Reproduce exactly the lines below from the one containing "Rebuild this diagram" through the one containing "(0,0) rectangle (400,212);", including both, and nothing else.
==== Input records
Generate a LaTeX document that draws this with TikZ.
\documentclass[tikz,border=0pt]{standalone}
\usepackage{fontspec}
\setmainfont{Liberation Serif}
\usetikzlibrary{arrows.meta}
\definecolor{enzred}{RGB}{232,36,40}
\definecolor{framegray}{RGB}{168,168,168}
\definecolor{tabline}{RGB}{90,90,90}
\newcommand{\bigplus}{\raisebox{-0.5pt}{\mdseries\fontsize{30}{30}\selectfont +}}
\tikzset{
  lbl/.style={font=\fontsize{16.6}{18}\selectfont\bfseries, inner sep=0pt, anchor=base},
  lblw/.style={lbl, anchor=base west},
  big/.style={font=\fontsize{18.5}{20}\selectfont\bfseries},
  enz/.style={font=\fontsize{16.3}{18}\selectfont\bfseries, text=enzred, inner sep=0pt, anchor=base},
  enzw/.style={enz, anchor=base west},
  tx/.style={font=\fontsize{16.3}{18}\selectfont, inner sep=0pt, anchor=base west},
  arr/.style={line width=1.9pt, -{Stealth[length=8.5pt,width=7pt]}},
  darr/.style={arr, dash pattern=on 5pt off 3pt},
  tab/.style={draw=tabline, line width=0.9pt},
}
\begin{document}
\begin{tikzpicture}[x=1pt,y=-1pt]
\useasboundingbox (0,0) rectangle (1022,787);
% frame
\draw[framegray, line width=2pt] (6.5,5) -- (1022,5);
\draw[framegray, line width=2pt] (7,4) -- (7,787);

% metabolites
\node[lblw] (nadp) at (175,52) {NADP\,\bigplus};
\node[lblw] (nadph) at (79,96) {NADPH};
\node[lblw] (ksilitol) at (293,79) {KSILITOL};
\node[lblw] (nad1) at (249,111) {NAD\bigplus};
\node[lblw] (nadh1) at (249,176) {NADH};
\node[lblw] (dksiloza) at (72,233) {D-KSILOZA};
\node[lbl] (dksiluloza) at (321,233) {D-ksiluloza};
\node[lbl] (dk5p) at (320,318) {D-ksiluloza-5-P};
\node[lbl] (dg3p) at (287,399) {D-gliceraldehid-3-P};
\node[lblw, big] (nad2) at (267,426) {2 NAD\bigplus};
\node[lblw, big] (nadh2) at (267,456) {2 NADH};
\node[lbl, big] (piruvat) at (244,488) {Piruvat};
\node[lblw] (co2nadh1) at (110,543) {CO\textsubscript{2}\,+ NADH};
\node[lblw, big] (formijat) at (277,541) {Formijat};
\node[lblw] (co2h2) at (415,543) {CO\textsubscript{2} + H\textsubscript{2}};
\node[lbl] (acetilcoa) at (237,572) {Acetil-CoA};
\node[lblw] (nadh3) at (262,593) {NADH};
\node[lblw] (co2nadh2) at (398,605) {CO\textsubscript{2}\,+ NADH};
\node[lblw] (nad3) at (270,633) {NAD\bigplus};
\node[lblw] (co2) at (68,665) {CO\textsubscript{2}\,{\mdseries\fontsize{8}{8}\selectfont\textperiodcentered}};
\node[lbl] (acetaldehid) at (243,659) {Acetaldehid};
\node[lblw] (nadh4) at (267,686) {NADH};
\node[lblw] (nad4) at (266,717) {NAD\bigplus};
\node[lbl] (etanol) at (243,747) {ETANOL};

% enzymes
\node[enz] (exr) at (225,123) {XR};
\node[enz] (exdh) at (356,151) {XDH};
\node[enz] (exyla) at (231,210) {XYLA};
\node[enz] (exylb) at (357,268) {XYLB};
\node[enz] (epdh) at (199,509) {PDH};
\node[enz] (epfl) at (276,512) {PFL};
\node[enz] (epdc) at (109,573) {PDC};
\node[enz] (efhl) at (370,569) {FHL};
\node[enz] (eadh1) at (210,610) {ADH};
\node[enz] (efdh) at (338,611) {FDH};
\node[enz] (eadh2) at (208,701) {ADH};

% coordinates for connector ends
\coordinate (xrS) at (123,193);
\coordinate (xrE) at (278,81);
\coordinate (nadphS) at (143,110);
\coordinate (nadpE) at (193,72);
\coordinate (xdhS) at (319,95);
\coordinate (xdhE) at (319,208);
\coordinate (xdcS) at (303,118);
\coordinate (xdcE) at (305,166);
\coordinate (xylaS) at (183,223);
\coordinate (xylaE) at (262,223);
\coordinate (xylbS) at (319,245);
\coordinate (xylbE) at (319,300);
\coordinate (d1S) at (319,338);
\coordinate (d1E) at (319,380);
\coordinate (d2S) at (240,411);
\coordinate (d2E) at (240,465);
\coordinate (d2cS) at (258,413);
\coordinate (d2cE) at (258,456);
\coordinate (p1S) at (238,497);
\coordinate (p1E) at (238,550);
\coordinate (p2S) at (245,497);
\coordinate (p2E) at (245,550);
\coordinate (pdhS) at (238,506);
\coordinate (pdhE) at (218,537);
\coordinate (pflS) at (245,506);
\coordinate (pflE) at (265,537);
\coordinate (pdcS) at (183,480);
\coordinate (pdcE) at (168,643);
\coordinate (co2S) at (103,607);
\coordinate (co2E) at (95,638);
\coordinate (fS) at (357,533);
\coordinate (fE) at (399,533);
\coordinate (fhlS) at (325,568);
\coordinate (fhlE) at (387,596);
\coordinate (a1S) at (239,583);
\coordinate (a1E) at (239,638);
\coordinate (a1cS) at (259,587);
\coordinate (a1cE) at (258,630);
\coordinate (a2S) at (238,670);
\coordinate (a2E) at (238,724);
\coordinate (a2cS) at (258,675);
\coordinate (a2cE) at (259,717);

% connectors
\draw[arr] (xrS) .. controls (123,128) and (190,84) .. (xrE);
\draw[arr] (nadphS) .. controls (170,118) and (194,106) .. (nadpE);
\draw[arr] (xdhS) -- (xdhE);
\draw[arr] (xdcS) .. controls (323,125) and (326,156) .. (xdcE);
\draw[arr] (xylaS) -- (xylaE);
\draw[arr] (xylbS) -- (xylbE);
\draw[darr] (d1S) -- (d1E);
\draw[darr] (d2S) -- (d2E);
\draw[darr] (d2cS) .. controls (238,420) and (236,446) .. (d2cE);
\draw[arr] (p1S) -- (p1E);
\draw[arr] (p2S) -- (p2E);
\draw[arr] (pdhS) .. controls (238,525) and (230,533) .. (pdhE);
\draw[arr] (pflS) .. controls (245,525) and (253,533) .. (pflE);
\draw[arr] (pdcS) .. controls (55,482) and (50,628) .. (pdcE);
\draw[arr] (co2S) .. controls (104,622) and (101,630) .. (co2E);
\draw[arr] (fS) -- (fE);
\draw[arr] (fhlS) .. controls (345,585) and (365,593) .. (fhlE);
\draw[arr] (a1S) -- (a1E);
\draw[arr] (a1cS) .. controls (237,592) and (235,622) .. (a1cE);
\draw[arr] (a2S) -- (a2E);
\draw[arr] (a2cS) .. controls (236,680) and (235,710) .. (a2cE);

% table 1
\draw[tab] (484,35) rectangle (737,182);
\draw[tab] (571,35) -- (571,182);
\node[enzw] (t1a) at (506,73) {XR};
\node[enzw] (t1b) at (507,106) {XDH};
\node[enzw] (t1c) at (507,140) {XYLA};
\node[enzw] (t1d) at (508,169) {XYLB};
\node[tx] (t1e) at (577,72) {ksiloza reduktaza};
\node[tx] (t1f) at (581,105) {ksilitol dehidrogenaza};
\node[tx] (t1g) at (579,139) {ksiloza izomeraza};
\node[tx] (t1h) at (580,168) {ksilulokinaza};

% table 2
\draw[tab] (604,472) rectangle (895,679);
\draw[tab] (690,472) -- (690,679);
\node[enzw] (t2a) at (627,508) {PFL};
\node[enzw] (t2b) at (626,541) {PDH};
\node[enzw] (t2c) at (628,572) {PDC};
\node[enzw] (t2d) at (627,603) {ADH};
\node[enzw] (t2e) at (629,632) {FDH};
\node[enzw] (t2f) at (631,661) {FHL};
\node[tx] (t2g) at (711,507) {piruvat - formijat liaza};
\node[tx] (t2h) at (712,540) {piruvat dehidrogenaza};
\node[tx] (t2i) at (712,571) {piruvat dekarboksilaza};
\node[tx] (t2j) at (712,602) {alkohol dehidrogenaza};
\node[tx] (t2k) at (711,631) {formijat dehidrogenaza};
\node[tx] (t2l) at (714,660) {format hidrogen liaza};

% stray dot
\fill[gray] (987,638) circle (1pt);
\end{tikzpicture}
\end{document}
========
==== Input records
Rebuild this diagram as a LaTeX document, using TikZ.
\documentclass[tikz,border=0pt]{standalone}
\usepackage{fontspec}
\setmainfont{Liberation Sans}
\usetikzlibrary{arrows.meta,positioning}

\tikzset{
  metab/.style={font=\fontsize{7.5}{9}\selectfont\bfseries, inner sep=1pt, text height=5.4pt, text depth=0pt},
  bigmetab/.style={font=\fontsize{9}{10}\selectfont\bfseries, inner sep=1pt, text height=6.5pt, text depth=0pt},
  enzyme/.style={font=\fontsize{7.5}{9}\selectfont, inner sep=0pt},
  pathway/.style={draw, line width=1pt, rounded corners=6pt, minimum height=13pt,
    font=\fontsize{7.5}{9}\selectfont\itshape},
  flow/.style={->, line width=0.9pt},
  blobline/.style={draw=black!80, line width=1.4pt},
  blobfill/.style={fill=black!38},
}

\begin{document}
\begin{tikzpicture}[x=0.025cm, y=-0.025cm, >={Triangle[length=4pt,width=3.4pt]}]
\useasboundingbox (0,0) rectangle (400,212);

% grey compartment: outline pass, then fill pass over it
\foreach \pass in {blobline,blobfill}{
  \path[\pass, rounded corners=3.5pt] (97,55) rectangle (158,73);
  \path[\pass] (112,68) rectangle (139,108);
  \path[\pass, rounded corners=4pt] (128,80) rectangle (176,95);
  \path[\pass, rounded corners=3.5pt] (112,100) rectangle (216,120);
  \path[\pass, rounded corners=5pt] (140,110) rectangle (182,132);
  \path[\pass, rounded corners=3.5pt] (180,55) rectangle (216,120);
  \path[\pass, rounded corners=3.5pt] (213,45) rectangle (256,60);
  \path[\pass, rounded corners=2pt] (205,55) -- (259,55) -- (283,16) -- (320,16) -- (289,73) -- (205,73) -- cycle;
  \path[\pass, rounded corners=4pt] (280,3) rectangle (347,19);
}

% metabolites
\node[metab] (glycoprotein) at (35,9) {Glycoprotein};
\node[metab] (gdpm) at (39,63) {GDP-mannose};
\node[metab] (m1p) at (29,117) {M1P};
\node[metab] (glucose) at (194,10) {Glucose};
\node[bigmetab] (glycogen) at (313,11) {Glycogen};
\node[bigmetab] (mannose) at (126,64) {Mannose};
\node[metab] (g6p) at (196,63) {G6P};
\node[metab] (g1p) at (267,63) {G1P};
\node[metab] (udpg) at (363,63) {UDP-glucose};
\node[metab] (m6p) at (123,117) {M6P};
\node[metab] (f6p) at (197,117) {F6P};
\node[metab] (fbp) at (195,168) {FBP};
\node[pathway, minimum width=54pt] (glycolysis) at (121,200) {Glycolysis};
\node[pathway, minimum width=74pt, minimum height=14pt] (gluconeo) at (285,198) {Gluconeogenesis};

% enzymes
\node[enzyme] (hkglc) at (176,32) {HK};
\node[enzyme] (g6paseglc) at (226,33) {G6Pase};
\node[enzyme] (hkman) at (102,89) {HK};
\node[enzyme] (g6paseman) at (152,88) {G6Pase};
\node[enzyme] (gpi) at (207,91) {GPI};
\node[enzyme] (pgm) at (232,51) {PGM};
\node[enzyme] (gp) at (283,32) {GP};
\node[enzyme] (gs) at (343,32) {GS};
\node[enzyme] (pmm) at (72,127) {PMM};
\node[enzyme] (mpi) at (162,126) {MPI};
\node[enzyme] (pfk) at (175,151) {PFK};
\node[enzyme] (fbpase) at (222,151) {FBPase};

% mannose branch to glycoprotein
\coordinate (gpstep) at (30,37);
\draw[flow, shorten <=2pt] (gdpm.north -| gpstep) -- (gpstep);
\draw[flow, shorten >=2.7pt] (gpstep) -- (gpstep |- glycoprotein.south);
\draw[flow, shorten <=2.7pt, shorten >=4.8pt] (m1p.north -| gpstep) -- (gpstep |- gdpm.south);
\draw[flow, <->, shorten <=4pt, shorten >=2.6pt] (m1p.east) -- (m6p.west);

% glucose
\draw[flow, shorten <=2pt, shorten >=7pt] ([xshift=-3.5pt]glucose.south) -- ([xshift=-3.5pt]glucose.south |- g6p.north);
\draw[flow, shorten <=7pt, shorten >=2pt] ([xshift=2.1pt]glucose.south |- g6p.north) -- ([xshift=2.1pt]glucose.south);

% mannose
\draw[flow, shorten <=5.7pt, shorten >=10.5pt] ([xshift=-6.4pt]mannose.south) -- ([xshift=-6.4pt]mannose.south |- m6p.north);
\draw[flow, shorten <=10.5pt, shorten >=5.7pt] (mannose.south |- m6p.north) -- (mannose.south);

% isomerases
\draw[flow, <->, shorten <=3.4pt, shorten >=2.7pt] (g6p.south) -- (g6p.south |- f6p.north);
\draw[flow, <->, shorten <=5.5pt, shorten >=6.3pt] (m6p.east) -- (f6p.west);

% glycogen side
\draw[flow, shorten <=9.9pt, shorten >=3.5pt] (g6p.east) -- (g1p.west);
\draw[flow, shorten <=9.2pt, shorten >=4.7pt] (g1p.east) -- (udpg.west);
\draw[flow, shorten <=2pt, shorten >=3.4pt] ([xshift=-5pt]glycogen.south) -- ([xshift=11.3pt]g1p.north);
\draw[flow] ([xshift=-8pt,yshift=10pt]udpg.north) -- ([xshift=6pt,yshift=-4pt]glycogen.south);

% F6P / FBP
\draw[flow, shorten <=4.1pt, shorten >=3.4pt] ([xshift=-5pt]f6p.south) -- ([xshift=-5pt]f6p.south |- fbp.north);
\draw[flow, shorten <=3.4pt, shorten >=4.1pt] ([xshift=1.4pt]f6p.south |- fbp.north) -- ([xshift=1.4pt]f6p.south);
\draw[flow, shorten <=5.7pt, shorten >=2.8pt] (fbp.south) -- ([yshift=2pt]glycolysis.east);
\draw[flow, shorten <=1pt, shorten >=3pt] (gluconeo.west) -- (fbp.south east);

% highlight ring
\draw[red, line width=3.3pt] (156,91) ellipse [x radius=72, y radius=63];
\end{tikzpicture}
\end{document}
========
* Result below
Rebuild this diagram as a LaTeX document, using TikZ.
\documentclass[tikz,border=0pt]{standalone}
\usepackage{fontspec}
\setmainfont{Liberation Sans}
\usetikzlibrary{arrows.meta,positioning}

\tikzset{
  metab/.style={font=\fontsize{7.5}{9}\selectfont\bfseries, inner sep=1pt, text height=5.4pt, text depth=0pt},
  bigmetab/.style={font=\fontsize{9}{10}\selectfont\bfseries, inner sep=1pt, text height=6.5pt, text depth=0pt},
  enzyme/.style={font=\fontsize{7.5}{9}\selectfont, inner sep=0pt},
  pathway/.style={draw, line width=1pt, rounded corners=6pt, minimum height=13pt,
    font=\fontsize{7.5}{9}\selectfont\itshape},
  flow/.style={->, line width=0.9pt},
  blobline/.style={draw=black!80, line width=1.4pt},
  blobfill/.style={fill=black!38},
}

\begin{document}
\begin{tikzpicture}[x=0.025cm, y=-0.025cm, >={Triangle[length=4pt,width=3.4pt]}]
\useasboundingbox (0,0) rectangle (400,212);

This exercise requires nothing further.